> What to do
Within the entries below, please return exactly the lines from the one with "Recreate this image" through the one with "import * as", leaving out any pictures.

(begin)

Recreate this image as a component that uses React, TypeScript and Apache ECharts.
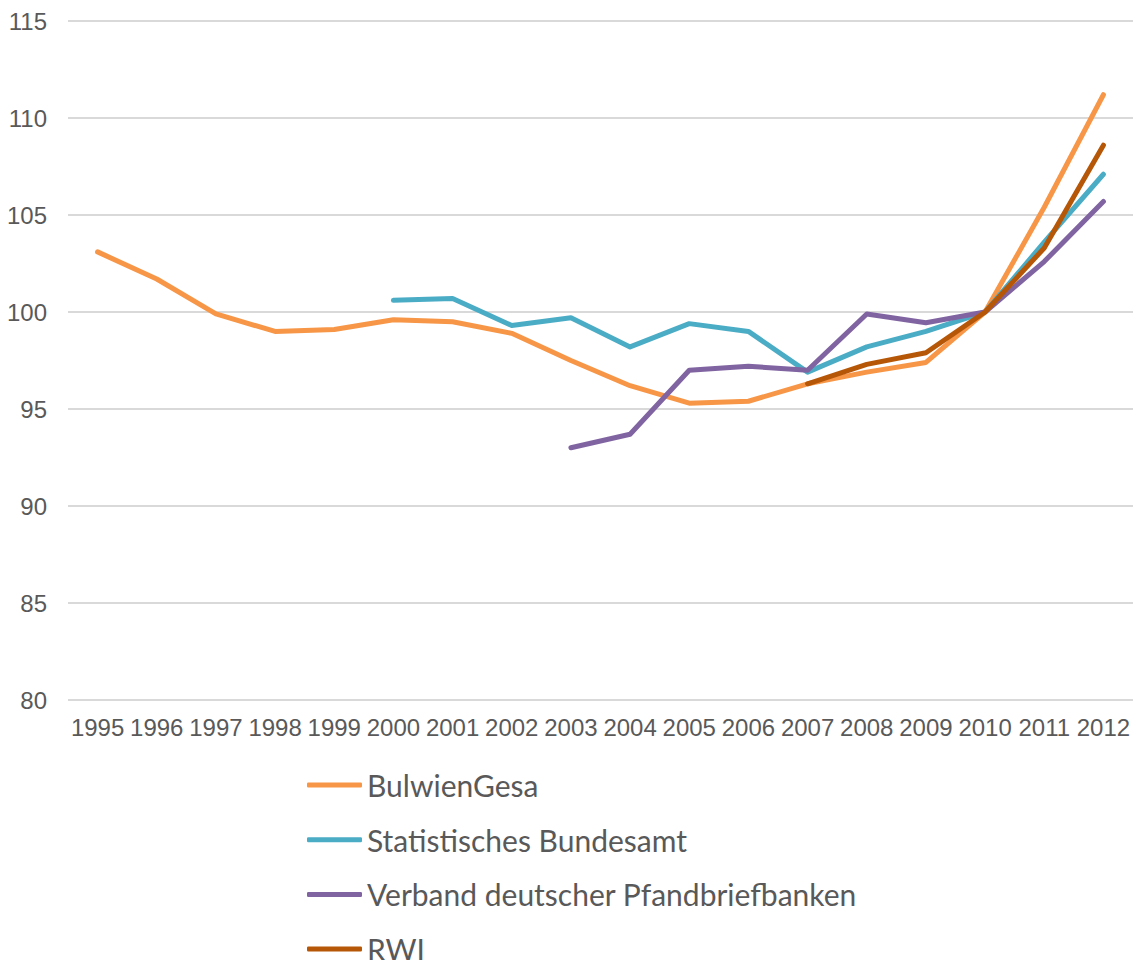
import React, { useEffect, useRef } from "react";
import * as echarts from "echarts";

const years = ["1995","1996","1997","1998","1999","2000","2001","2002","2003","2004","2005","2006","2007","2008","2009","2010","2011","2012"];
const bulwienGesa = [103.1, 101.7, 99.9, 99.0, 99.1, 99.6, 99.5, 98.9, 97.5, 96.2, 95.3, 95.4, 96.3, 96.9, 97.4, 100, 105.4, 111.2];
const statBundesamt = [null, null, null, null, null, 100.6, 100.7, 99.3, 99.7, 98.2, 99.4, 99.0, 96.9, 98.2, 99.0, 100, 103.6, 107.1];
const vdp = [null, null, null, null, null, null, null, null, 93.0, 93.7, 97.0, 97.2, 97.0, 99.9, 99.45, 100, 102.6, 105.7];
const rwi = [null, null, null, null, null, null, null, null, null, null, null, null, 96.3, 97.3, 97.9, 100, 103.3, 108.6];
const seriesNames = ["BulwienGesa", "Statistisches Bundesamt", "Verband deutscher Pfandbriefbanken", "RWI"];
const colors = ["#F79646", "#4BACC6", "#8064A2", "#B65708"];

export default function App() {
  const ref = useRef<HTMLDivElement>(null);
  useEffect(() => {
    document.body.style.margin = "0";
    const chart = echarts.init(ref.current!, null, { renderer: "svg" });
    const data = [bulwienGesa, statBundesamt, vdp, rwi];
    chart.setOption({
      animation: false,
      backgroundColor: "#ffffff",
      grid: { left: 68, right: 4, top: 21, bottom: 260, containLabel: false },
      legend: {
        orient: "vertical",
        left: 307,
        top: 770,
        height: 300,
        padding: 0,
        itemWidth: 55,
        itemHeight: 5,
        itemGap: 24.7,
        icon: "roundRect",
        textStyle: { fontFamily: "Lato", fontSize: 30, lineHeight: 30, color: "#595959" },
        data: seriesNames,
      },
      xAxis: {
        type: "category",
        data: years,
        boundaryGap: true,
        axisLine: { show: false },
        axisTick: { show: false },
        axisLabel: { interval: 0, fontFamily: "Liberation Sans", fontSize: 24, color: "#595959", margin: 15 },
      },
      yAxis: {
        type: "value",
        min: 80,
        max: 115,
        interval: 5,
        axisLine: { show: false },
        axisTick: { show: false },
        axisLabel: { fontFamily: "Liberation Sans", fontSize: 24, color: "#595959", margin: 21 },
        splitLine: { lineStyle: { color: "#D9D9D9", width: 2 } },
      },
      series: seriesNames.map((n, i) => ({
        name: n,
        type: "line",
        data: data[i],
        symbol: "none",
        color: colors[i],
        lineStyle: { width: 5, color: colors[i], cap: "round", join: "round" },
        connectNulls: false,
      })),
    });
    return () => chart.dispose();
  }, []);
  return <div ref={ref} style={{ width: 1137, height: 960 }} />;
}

(end)
(begin)

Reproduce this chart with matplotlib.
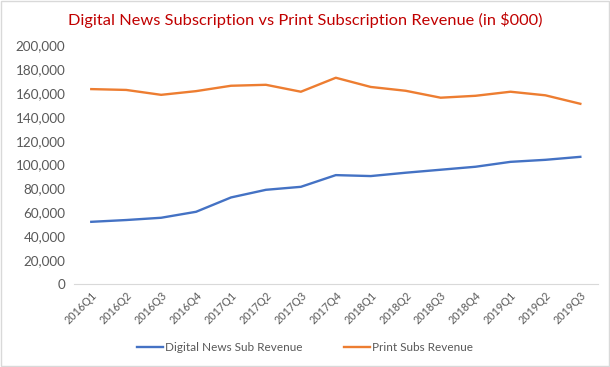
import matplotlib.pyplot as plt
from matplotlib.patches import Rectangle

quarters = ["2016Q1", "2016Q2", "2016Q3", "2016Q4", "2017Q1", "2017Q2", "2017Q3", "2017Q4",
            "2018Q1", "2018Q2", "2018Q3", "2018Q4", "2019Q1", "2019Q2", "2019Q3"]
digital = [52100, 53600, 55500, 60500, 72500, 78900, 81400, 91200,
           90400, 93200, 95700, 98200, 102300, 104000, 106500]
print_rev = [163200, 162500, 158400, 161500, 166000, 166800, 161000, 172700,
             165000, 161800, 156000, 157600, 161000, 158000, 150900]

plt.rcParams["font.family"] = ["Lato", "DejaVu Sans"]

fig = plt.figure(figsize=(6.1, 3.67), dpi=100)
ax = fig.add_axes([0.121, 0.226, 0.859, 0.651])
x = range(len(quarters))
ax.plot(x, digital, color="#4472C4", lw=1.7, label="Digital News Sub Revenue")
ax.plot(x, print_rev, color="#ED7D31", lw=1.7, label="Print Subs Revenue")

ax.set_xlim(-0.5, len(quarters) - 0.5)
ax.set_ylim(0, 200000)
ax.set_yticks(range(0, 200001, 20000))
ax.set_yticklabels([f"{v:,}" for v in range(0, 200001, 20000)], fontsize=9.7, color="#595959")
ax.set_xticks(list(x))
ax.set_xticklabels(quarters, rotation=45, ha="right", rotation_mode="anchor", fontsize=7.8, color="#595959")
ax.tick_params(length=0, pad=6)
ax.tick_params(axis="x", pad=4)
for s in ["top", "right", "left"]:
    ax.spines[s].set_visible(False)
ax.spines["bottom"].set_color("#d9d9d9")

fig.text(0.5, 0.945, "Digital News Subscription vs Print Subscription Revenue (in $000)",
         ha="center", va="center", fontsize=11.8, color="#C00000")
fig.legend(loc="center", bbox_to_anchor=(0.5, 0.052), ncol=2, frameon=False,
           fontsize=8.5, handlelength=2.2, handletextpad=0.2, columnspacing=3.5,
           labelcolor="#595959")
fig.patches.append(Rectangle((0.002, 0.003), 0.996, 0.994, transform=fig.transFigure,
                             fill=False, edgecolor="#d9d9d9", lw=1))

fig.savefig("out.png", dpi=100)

(end)

> Answer to the exercise
Recreate this image as a component that uses React, TypeScript and Apache ECharts.
import React, { useEffect, useRef } from "react";
import * as echarts from "echarts";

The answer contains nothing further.